When people want architecture, they look to Italy; gastronomy, and you'd run to France; turquoise waters, pack your trunks you are off to Greece. And so, where does that leave Spain? A capital city that quite frankly has nothing on Paris and a coastline notorious for its hundreds of days of sun and subsequent tourists found frazzled on the sunbeds enjoying a siesta. It is a corner of Europe that is all too frequently overlooked in favour of its neighbours. However, on my recent trip to the country, I discovered that underneath the tanning oil and sangria laden bar tables, there is so much more to experience in Spain than is often presumed…
First to Seville, a melting pot of culture, where there are traces all over the city illustrating the history of the place and the mix of people who have called Seville home over the years.

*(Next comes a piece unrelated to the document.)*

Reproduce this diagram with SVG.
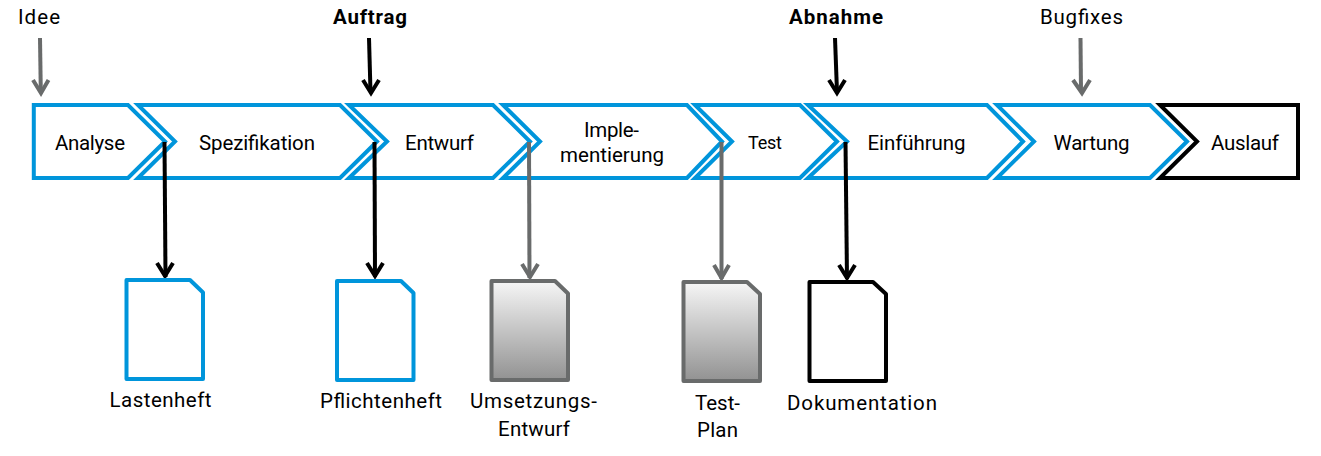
<svg xmlns="http://www.w3.org/2000/svg" width="1321" height="456" viewBox="0 0 1321 456">
<style>
text{font-family:"Roboto","Liberation Sans",sans-serif;font-size:20.5px;fill:#000;text-anchor:middle}
.b{font-weight:700}
.c{fill:#fff;stroke:#0095db;stroke-width:4;stroke-linejoin:miter}
.c.k{stroke:#000;stroke-width:4}
.d{fill:#fff;stroke:#0095db;stroke-width:4;stroke-linejoin:round}
.d.g{stroke:#696b6b;stroke-width:4}
.d.k{stroke:#000;stroke-width:4}
.lk,.lg{fill:none;stroke-width:4;stroke:#000}
.lg{stroke:#696b6b}
.hk,.hg{fill:none;stroke-width:4;stroke:#000;stroke-linejoin:miter}
.hg{stroke:#696b6b}
</style>
<defs>
<linearGradient id="gr" x1="0" y1="0" x2="0" y2="1"><stop offset="0" stop-color="#f6f6f6"/><stop offset="1" stop-color="#929292"/></linearGradient>
</defs>
<g id="connectors">
<path class="lg" d="M40 38L40.800 92"/><path class="hg" d="M33 80L41 93L48.500 80"/>
<path class="lk" d="M369 38L370.500 92"/><path class="hk" d="M363 80L371 93L379 80"/>
<path class="lk" d="M835 38L837 92"/><path class="hk" d="M829 80L837 93L845 80"/>
<path class="lg" d="M1080.500 38L1081 92"/><path class="hg" d="M1073 80L1082 93L1090 80"/>
</g>
<g id="analyse"><path class="c" d="M33.800 105H128L165 141.500L128 178H33.800Z"/><text x="90" y="149.500" textLength="70">Analyse</text></g>
<g id="spezifikation"><path class="c" d="M138 105H340L377 141.500L340 178H138L175 141.500Z"/><text x="257" y="149.500" textLength="116">Spezifikation</text></g>
<g id="entwurf"><path class="c" d="M349 105H493L530 141.500L493 178H349L387 141.500Z"/><text x="439.500" y="149.500" textLength="69">Entwurf</text></g>
<g id="implementierung"><path class="c" d="M503 105H687L722 141.500L687 178H503L540 141.500Z"/><text x="611.500" y="137" textLength="55">Imple-</text><text x="612" y="161.500" textLength="104">mentierung</text></g>
<g id="test"><path class="c" d="M695 105H800L837 141.500L800 178H695L732 141.500Z"/><text x="765" y="148.500" style="font-size:18px" textLength="34">Test</text></g>
<g id="einfuehrung"><path class="c" d="M808 105H987L1023 141.500L987 178H808L847 141.500Z"/><text x="916.500" y="149.500" textLength="98">Einführung</text></g>
<g id="wartung"><path class="c" d="M997 105H1150L1187 141.500L1150 178H997L1034 141.500Z"/><text x="1091.500" y="149.500" textLength="76">Wartung</text></g>
<g id="auslauf"><path class="c k" d="M1160 105H1298V178H1160L1197 141.500Z"/><text x="1245" y="149.500" textLength="68">Auslauf</text></g>
<g id="connectors-down">
<path class="lk" d="M164.500 142L165.500 277"/><path class="hk" d="M157 263L165 276L173 263"/>
<path class="lk" d="M374.500 142L375 277"/><path class="hk" d="M367 263L375 276L383 263"/>
<path class="lg" d="M529 142L529.500 278"/><path class="hg" d="M522 264L530 277L538 264"/>
<path class="lg" d="M721.500 142L721.500 279"/><path class="hg" d="M714 265L721.500 278L729 265"/>
<path class="lk" d="M845.500 142L847 279"/><path class="hk" d="M839 265L847 278L855 265"/>
</g>
<g id="lastenheft"><path class="d" d="M126.500 280H190L203 292.500V379H126.500Z"/><text x="160.500" y="407" textLength="102">Lastenheft</text></g>
<g id="pflichtenheft"><path class="d" d="M337 281H401L413.500 293V380H337Z"/><text x="381" y="408" textLength="122">Pflichtenheft</text></g>
<g id="umsetzungsentwurf"><path class="d g" style="fill:url(#gr)" d="M491.500 281H555L568 293.500V380H491.500Z"/><text x="533.500" y="408" textLength="127">Umsetzungs-</text><text x="534" y="435.500" textLength="72">Entwurf</text></g>
<g id="testplan"><path class="d g" style="fill:url(#gr)" d="M683.500 282H747L760 294V381H683.500Z"/><text x="717.500" y="409.500" textLength="45">Test-</text><text x="717.500" y="437" textLength="41">Plan</text></g>
<g id="dokumentation"><path class="d k" d="M809.500 282H873L886 294V381H809.500Z"/><text x="862" y="409.500" textLength="150">Dokumentation</text></g>
<g id="labels">
<text x="39" y="24" textLength="42">Idee</text>
<text class="b" x="370" y="23.500" textLength="74">Auftrag</text>
<text class="b" x="836" y="23.500" textLength="94">Abnahme</text>
<text x="1081.500" y="24" textLength="83">Bugfixes</text>
</g>
</svg>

The city's grand architecture, gardens and colours carry baroque, moorish and roman character as well as swathes of Christian and Muslim designs. Many of the city's bounty of churches were once mosques and still carry the characteristic domes. The Jewish quarter, today made up of trinket shops and tapas stands, can be identified with street names translated as "smelly street". This was where the butchers resided, whose meat you could smell well before you got there.
History of Ham
The Sevillian relationship with meat is a complicated one if you think of the Muslim and Jewish roots the city has. The hanging of Iberian ham which is so strongly associated with the country suddenly seems strange. The hanging of ham dates back to a time when Jews and Muslims had to prove they had been converted after King Ferdinand charmingly presented them the choice to covert or burn at the stake. And so, people hung their meats to prove their conversion as those not to be seen eating pork became suspects of the Inquisition.
The anecdotes and theories around why the Spanish eat tapas are many and no one really has a straight forward answer, although everyone has a favoured. Mine was the story of the Spanish King, fed up of passing horses kicking up sand into his sherry. "Give me something to cover my drink with" he is said to have barked, upon which he was presented with a slab of cheese or ham to cover the liquor and consume afterwards. The Spanish favoured is less poetic - the town's shops in the 16th century (some of which you can still visit today, such as the oldest standing El Rinchillo) were built in such a way where you could sample the merchants products on one side of the counter and then go to the shop to purchase the goods you favoured. All washed down with a glass of wine.
What is for certain is that the tapas culture in Seville is far from a cliché. The locals still pour from one bar to the next as a means to fuel themselves, a distance from the formal meals we associate evening dining with. They start late and finish later, drinking regional wine to fuel their tapas crawl. Tapas etiquette, I quickly learnt, is strict and Spaniards are very happy to 'tsk'. Combine some Iberian ham with some sheep's cheese and expect a resounding sigh from the locals.
That Flamenco Feeling
Eating and drinking is not the only thing the Spanish are famous for. Take your pick on an array of fabulous flamenco shows - we can suggest the latest 'local haunt' (although you won't know until you get there if someone will pick the guitar off the wall and start the folk music to get the bar clapping and dancing). The dance is beautiful and rhythmic, and the music is full of emotion charged by the history of the dance.
Beautiful and unique architecture, flamenco dancing and getting fat on tapas and regional wine… what's not to love about Seville?